EXERCISE DETAILS: Both the line containing "Generate a Python" and the line containing "1.527, 1.589, 1.673, 1.790, 1.916, 2.089, 2.217, 2.337, 2.44]" belong in the copy, as do all lines between them, copied exactly; pictures do not.

SUPPLIED MATERIAL:
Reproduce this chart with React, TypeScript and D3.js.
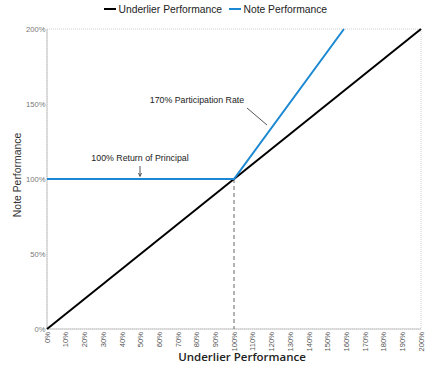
import React from 'react';
import { scaleLinear, line, range } from 'd3';

const xTicks = range(0, 201, 10);
const yTicks = [0, 50, 100, 150, 200];
const underlierX = [0, 200];
const underlierY = [0, 200];
const noteX = [0, 100, 158.8];
const noteY = [100, 100, 200];

const W = 428, H = 365;
const margin = { top: 29, right: 7, bottom: 36, left: 47 };

export default function App() {
  const x = scaleLinear().domain([0, 200]).range([margin.left, W - margin.right]);
  const y = scaleLinear().domain([0, 200]).range([H - margin.bottom, margin.top]);
  const path = line<number[]>().x(d => x(d[0])).y(d => y(d[1]));
  const under = underlierX.map((v, i) => [v, underlierY[i]]);
  const note = noteX.map((v, i) => [v, noteY[i]]);
  const font = "'Liberation Sans', Arial, sans-serif";
  const blue = '#1a88d2';

  return (
    <svg width={W} height={H} style={{ position: 'absolute', left: 0, top: 0, background: '#fff' }}>
      {/* legend */}
      <g fontFamily={font} fontSize={10.3} fill="#222">
        <line x1={104} x2={116} y1={9} y2={9} stroke="#000" strokeWidth={2} />
        <text x={118.5} y={12.5}>Underlier Performance</text>
        <line x1={229} x2={241} y1={9} y2={9} stroke={blue} strokeWidth={2} />
        <text x={243.5} y={12.5}>Note Performance</text>
      </g>

      {/* frame */}
      <rect x={x(0)} y={y(200)} width={x(200) - x(0)} height={y(0) - y(200)}
        fill="none" stroke="#cfcfcf" strokeDasharray="1,1" />
      <line x1={x(0)} x2={x(0)} y1={y(0)} y2={y(200)} stroke="#c4c4c4" />
      <line x1={x(0)} x2={x(200)} y1={y(0)} y2={y(0)} stroke="#c4c4c4" />

      {/* y ticks */}
      {yTicks.map(t => (
        <text key={t} x={x(0) - 1.5} y={y(t) + 2.7} textAnchor="end" fontFamily={font} fontSize={7.6} fill="#777">{t}%</text>
      ))}
      {/* x ticks */}
      {xTicks.map(t => (
        <text key={t} transform={`translate(${x(t) + 2.7},${y(0) + 3}) rotate(-90)`} textAnchor="end"
          fontFamily={font} fontSize={7.6} fill="#555">{t}%</text>
      ))}

      {/* axis titles */}
      <text x={242} y={361} textAnchor="middle" fontFamily="'Open Sans', sans-serif" fontWeight={600} fontSize={11.5} fill="#222">Underlier Performance</text>
      <text transform={`translate(21,175) rotate(-90)`} textAnchor="middle" fontFamily={font} fontSize={10.4} fill="#333">Note Performance</text>

      {/* dashed drop line */}
      <line x1={x(100)} x2={x(100)} y1={y(100)} y2={y(0)} stroke="#666" strokeDasharray="4,3" />

      <path d={path(under) || ''} fill="none" stroke="#000" strokeWidth={2} />
      <path d={path(note) || ''} fill="none" stroke={blue} strokeWidth={2} />

      {/* annotations */}
      <g fontFamily={font} fontSize={8.8} fill="#222">
        <text x={140} y={161} textAnchor="middle">100% Return of Principal</text>
        <line x1={140} x2={140} y1={166} y2={176} stroke="#555" />
        <path d="M138.5,173 L140,176.5 L141.5,173" fill="none" stroke="#555" />
        <text x={197} y={103} textAnchor="middle">170% Participation Rate</text>
        <line x1={247} x2={267} y1={108} y2={125} stroke="#555" />
      </g>
    </svg>
  );
}
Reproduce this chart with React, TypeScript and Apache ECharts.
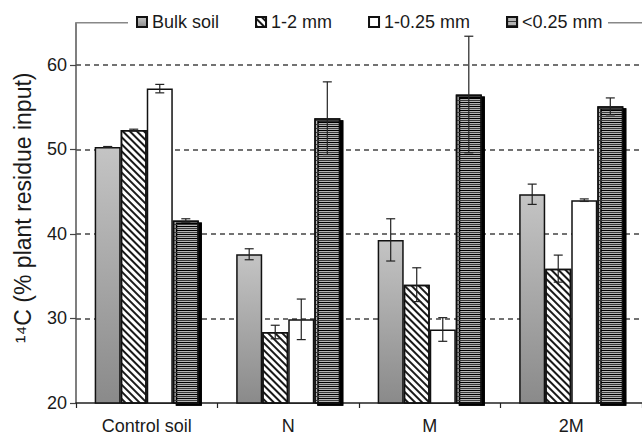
import React, { useEffect, useRef } from 'react';
import * as echarts from 'echarts';

const categories = ['Control soil', 'N', 'M', '2M'];
const seriesNames = ['Bulk soil', '1-2 mm', '1-0.25 mm', '<0.25 mm'];
const bulkSoil = [50.3, 37.6, 39.3, 44.7];
const bulkSoilErr = [0.05, 0.65, 2.5, 1.2];
const mm1to2 = [52.3, 28.4, 34.0, 35.9];
const mm1to2Err = [0.1, 0.8, 2.0, 1.6];
const mm1to025 = [57.2, 29.9, 28.7, 44.0];
const mm1to025Err = [0.5, 2.4, 1.4, 0.15];
const mmLt025 = [41.6, 53.7, 56.5, 55.1];
const mmLt025Err = [0.2, 4.3, 6.9, 1.0];
const yTicks = [20, 30, 40, 50, 60];

const FONT = '"Liberation Sans", Arial, sans-serif';
const GAP = 0.264;

export default function App() {
  const ref = useRef<HTMLDivElement>(null);
  useEffect(() => {
    if (!ref.current) return;
    const chart = echarts.init(ref.current, null, { renderer: 'svg' });
    const values = [bulkSoil, mm1to2, mm1to025, mmLt025];
    const errs = [bulkSoilErr, mm1to2Err, mm1to025Err, mmLt025Err];
    const errData: number[][] = [];
    values.forEach((arr, si) => arr.forEach((v, ci) => errData.push([ci, v, errs[si][ci], si])));

    const border = { borderColor: '#111', borderWidth: 1.5 };
    const styles: any[] = [
      {
        color: new echarts.graphic.LinearGradient(0, 0, 0, 1, [
          { offset: 0, color: '#c4c4c4' },
          { offset: 1, color: '#8a8a8a' },
        ]),
        ...border,
      },
      {
        color: '#ffffff',
        decal: { symbol: 'rect', color: '#1a1a1a', backgroundColor: '#ffffff', dashArrayX: [1, 0], dashArrayY: [1.6, 2.6], rotation: Math.PI / 4 },
        ...border,
      },
      { color: '#ffffff', ...border },
      {
        color: '#b4b4b4',
        decal: { symbol: 'rect', color: '#3a3a3a', backgroundColor: '#c0c0c0', dashArrayX: [1, 0], dashArrayY: [1, 2.2], rotation: 0 },
        ...border,
        shadowColor: '#000',
        shadowBlur: 0,
        shadowOffsetX: 3,
        shadowOffsetY: 2,
      },
    ];

    const barSeries = values.map((arr, si) => ({
      name: seriesNames[si],
      type: 'bar',
      data: arr,
      barGap: '0%',
      barCategoryGap: GAP * 100 + '%',
      itemStyle: styles[si],
      z: 2,
    }));

    chart.setOption({
      animation: false,
      backgroundColor: '#ffffff',
      textStyle: { fontFamily: FONT },
      grid: { left: 76, top: 22.7, width: 576, height: 384, containLabel: false },
      legend: {
        data: seriesNames,
        left: 136,
        top: 13,
        padding: 0,
        itemGap: 36,
        itemWidth: 10,
        itemHeight: 10,
        icon: 'rect',
        selectedMode: false,
        textStyle: { fontFamily: FONT, fontSize: 18, color: '#1a1a1a' },
      },
      xAxis: {
        type: 'category',
        data: categories,
        axisLine: { lineStyle: { color: '#222', width: 1.5 } },
        axisTick: { show: true, length: 5, lineStyle: { color: '#222', width: 1.2 } },
        axisLabel: { fontFamily: FONT, fontSize: 18, color: '#1a1a1a', margin: 14 },
        splitLine: { show: false },
      },
      yAxis: {
        type: 'value',
        min: 20,
        max: 65,
        interval: 10,
        name: '¹⁴C (% plant residue input)',
        nameLocation: 'middle',
        nameGap: 42,
        nameTextStyle: { fontFamily: FONT, fontSize: 23, color: '#1a1a1a', padding: [0, 0, 0, 10] },
        axisLine: { show: true, lineStyle: { color: '#555', width: 1.5 } },
        axisTick: { show: true, length: 6, customValues: yTicks, lineStyle: { color: '#444', width: 1.2 } },
        axisLabel: { fontFamily: FONT, fontSize: 18, color: '#1a1a1a', margin: 9, customValues: yTicks },
        splitLine: {
          show: true,
          showMinLine: false,
          lineStyle: { color: '#444', width: 1.5, type: [5, 4] },
        },
      },
      graphic: [
        { type: 'line', shape: { x1: 76, y1: 22.7, x2: 128, y2: 22.7 }, style: { stroke: '#888', lineWidth: 1.5 }, z: 10 },
        { type: 'line', shape: { x1: 608, y1: 22.7, x2: 642, y2: 22.7 }, style: { stroke: '#888', lineWidth: 1.5 }, z: 10 },
      ],
      series: [
        ...barSeries,
        {
          type: 'custom',
          z: 5,
          data: errData,
          encode: { x: 0, y: 1 },
          renderItem: (params: any, api: any) => {
            const ci = api.value(0);
            const v = api.value(1);
            const e = api.value(2);
            const si = api.value(3);
            const catW = api.size([1, 0])[0];
            const barW = (catW * (1 - GAP)) / 4;
            const c = api.coord([ci, v]);
            const x = c[0] + (si - 1.5) * barW;
            const top = api.coord([ci, v + e])[1];
            const bot = api.coord([ci, v - e])[1];
            const hw = 4.5;
            const st = { stroke: '#222', lineWidth: 1.2 };
            return {
              type: 'group',
              children: [
                { type: 'line', shape: { x1: x, y1: top, x2: x, y2: bot }, style: st },
                { type: 'line', shape: { x1: x - hw, y1: top, x2: x + hw, y2: top }, style: st },
                { type: 'line', shape: { x1: x - hw, y1: bot, x2: x + hw, y2: bot }, style: st },
              ],
            };
          },
        },
      ],
    });
    return () => chart.dispose();
  }, []);
  return <div ref={ref} style={{ width: 642, height: 435, position: 'absolute', left: 0, top: 0 }} />;
}
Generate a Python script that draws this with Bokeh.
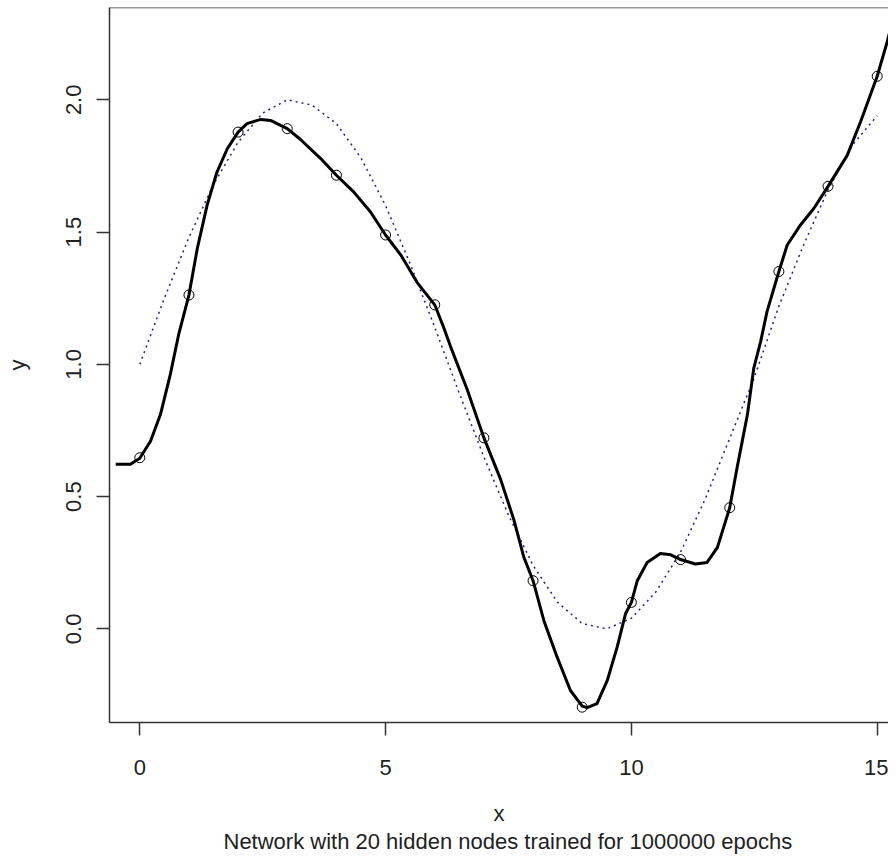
from bokeh.plotting import figure
from bokeh.models import FixedTicker, PrintfTickFormatter, Span, Range1d, Title
from bokeh.embed import file_html
from bokeh.resources import INLINE

# training points
x_pts = list(range(16))
y_pts = [0.647, 1.262, 1.878, 1.891, 1.715, 1.489, 1.225, 0.722,
         0.182, -0.296, 0.100, 0.262, 0.458, 1.351, 1.673, 2.089]

# network output curve
net_x = [-0.49, -0.19, 0.0, 0.22, 0.42, 0.62, 0.79, 1.0, 1.17, 1.37, 1.57, 1.78,
         2.0, 2.18, 2.46, 2.66, 3.0, 3.27, 3.68, 4.0, 4.35, 4.69, 5.0, 5.31,
         5.64, 6.0, 6.18, 6.32, 6.66, 7.0, 7.34, 7.61, 7.81, 8.0, 8.22, 8.49, 8.76,
         9.0, 9.10, 9.30, 9.51, 9.71, 9.88, 10.0, 10.12, 10.32, 10.59, 10.80,
         11.0, 11.30, 11.54, 11.75, 12.0, 12.15, 12.36, 12.49, 12.63, 12.76,
         13.0, 13.17, 13.44, 13.71, 14.0, 14.39, 14.66, 15.0, 15.20, 15.37, 15.5]
net_y = [0.622, 0.622, 0.645, 0.710, 0.810, 0.961, 1.112, 1.262, 1.438, 1.602,
         1.727, 1.815, 1.878, 1.910, 1.926, 1.922, 1.891, 1.850, 1.778, 1.715,
         1.652, 1.577, 1.489, 1.413, 1.310, 1.225, 1.140, 1.068, 0.905, 0.722, 0.565,
         0.412, 0.272, 0.182, 0.031, -0.107, -0.233, -0.292, -0.298, -0.283,
         -0.195, -0.069, 0.057, 0.100, 0.182, 0.251, 0.285, 0.280, 0.262, 0.245,
         0.251, 0.308, 0.458, 0.609, 0.810, 0.986, 1.087, 1.200, 1.351, 1.451,
         1.527, 1.589, 1.673, 1.790, 1.916, 2.089, 2.217, 2.337, 2.44]

# target function (dotted)
true_x = [0, 0.5, 1.0, 1.5, 2.0, 2.5, 3.0, 3.5, 4.0, 4.5, 5.0, 5.5, 6.0, 6.5,
          7.0, 7.5, 8.0, 8.5, 9.0, 9.5, 10.0, 10.5, 11.0, 11.5, 12.0, 12.5,
          13.0, 13.5, 14.0, 14.5, 15.0]
true_y = [1.0, 1.25, 1.48, 1.68, 1.84, 1.95, 2.0, 1.98, 1.91, 1.78, 1.60, 1.38,
          1.14, 0.89, 0.65, 0.43, 0.24, 0.10, 0.02, 0.0, 0.04, 0.14, 0.29, 0.49,
          0.72, 0.95, 1.22, 1.45, 1.66, 1.83, 1.94]

x_ticks = [0, 5, 10, 15]
y_ticks = [0.0, 0.5, 1.0, 1.5, 2.0]
x_title = "x"
y_title = "y"
subtitle = "Network with 20 hidden nodes trained for 1000000 epochs"

FONT = "Liberation Sans"
AX = "#333333"
TXT = "#222222"
FS = "22px"

p = figure(width=888, height=856, output_backend="svg", toolbar_location=None,
           x_range=Range1d(-0.616, 15.23), y_range=Range1d(-0.354, 2.349),
           min_border_left=109, min_border_right=0, min_border_top=7,
           min_border_bottom=134)
p.outline_line_color = None
p.xgrid.visible = False
p.ygrid.visible = False
p.background_fill_color = "white"
p.border_fill_color = "white"

for ax in (p.xaxis[0], p.yaxis[0]):
    ax.axis_line_color = AX
    ax.axis_line_width = 1.5
    ax.major_tick_line_color = AX
    ax.major_tick_line_width = 1.5
    ax.major_tick_out = 13
    ax.major_tick_in = 0
    ax.minor_tick_line_color = None
    ax.major_label_text_font = FONT
    ax.major_label_text_font_size = FS
    ax.major_label_text_color = TXT
    ax.axis_label_text_font = FONT
    ax.axis_label_text_font_size = FS
    ax.axis_label_text_font_style = "normal"
    ax.axis_label_text_color = TXT

p.xaxis[0].ticker = FixedTicker(ticks=x_ticks)
p.xaxis[0].formatter = PrintfTickFormatter(format="%d")
p.xaxis[0].major_label_standoff = 24
p.xaxis[0].axis_label = x_title
p.xaxis[0].axis_label_standoff = 23
p.yaxis[0].ticker = FixedTicker(ticks=y_ticks)
p.yaxis[0].formatter = PrintfTickFormatter(format="%.1f")
p.yaxis[0].major_label_orientation = "vertical"
p.yaxis[0].major_label_standoff = 15
p.yaxis[0].axis_label = y_title
p.yaxis[0].axis_label_standoff = 34

# top border of the box
p.add_layout(Span(location=2.349, dimension="width", line_color=AX, line_width=1.5))

# target function
p.line(true_x, true_y, line_color="#1f1f8f", line_width=1.5, line_dash="2 4")
# network curve
p.line(net_x, net_y, line_color="black", line_width=3, line_join="round")
# points
p.scatter(x_pts, y_pts, marker="circle", size=10, fill_color=None,
          line_color="black", line_width=1)

# subtitle below the axis title
p.add_layout(Title(text=subtitle, align="left", offset=114, text_font=FONT,
                   text_font_size=FS, text_font_style="normal", text_color=TXT,
                   vertical_align="top", standoff=0), "below")

open("out.html", "w").write(file_html(p, INLINE))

ANSWER TO THE EXERCISE:
Generate a Python script that draws this with Bokeh.
from bokeh.plotting import figure
from bokeh.models import FixedTicker, PrintfTickFormatter, Span, Range1d, Title
from bokeh.embed import file_html
from bokeh.resources import INLINE

# training points
x_pts = list(range(16))
y_pts = [0.647, 1.262, 1.878, 1.891, 1.715, 1.489, 1.225, 0.722,
         0.182, -0.296, 0.100, 0.262, 0.458, 1.351, 1.673, 2.089]

# network output curve
net_x = [-0.49, -0.19, 0.0, 0.22, 0.42, 0.62, 0.79, 1.0, 1.17, 1.37, 1.57, 1.78,
         2.0, 2.18, 2.46, 2.66, 3.0, 3.27, 3.68, 4.0, 4.35, 4.69, 5.0, 5.31,
         5.64, 6.0, 6.18, 6.32, 6.66, 7.0, 7.34, 7.61, 7.81, 8.0, 8.22, 8.49, 8.76,
         9.0, 9.10, 9.30, 9.51, 9.71, 9.88, 10.0, 10.12, 10.32, 10.59, 10.80,
         11.0, 11.30, 11.54, 11.75, 12.0, 12.15, 12.36, 12.49, 12.63, 12.76,
         13.0, 13.17, 13.44, 13.71, 14.0, 14.39, 14.66, 15.0, 15.20, 15.37, 15.5]
net_y = [0.622, 0.622, 0.645, 0.710, 0.810, 0.961, 1.112, 1.262, 1.438, 1.602,
         1.727, 1.815, 1.878, 1.910, 1.926, 1.922, 1.891, 1.850, 1.778, 1.715,
         1.652, 1.577, 1.489, 1.413, 1.310, 1.225, 1.140, 1.068, 0.905, 0.722, 0.565,
         0.412, 0.272, 0.182, 0.031, -0.107, -0.233, -0.292, -0.298, -0.283,
         -0.195, -0.069, 0.057, 0.100, 0.182, 0.251, 0.285, 0.280, 0.262, 0.245,
         0.251, 0.308, 0.458, 0.609, 0.810, 0.986, 1.087, 1.200, 1.351, 1.451,
         1.527, 1.589, 1.673, 1.790, 1.916, 2.089, 2.217, 2.337, 2.44]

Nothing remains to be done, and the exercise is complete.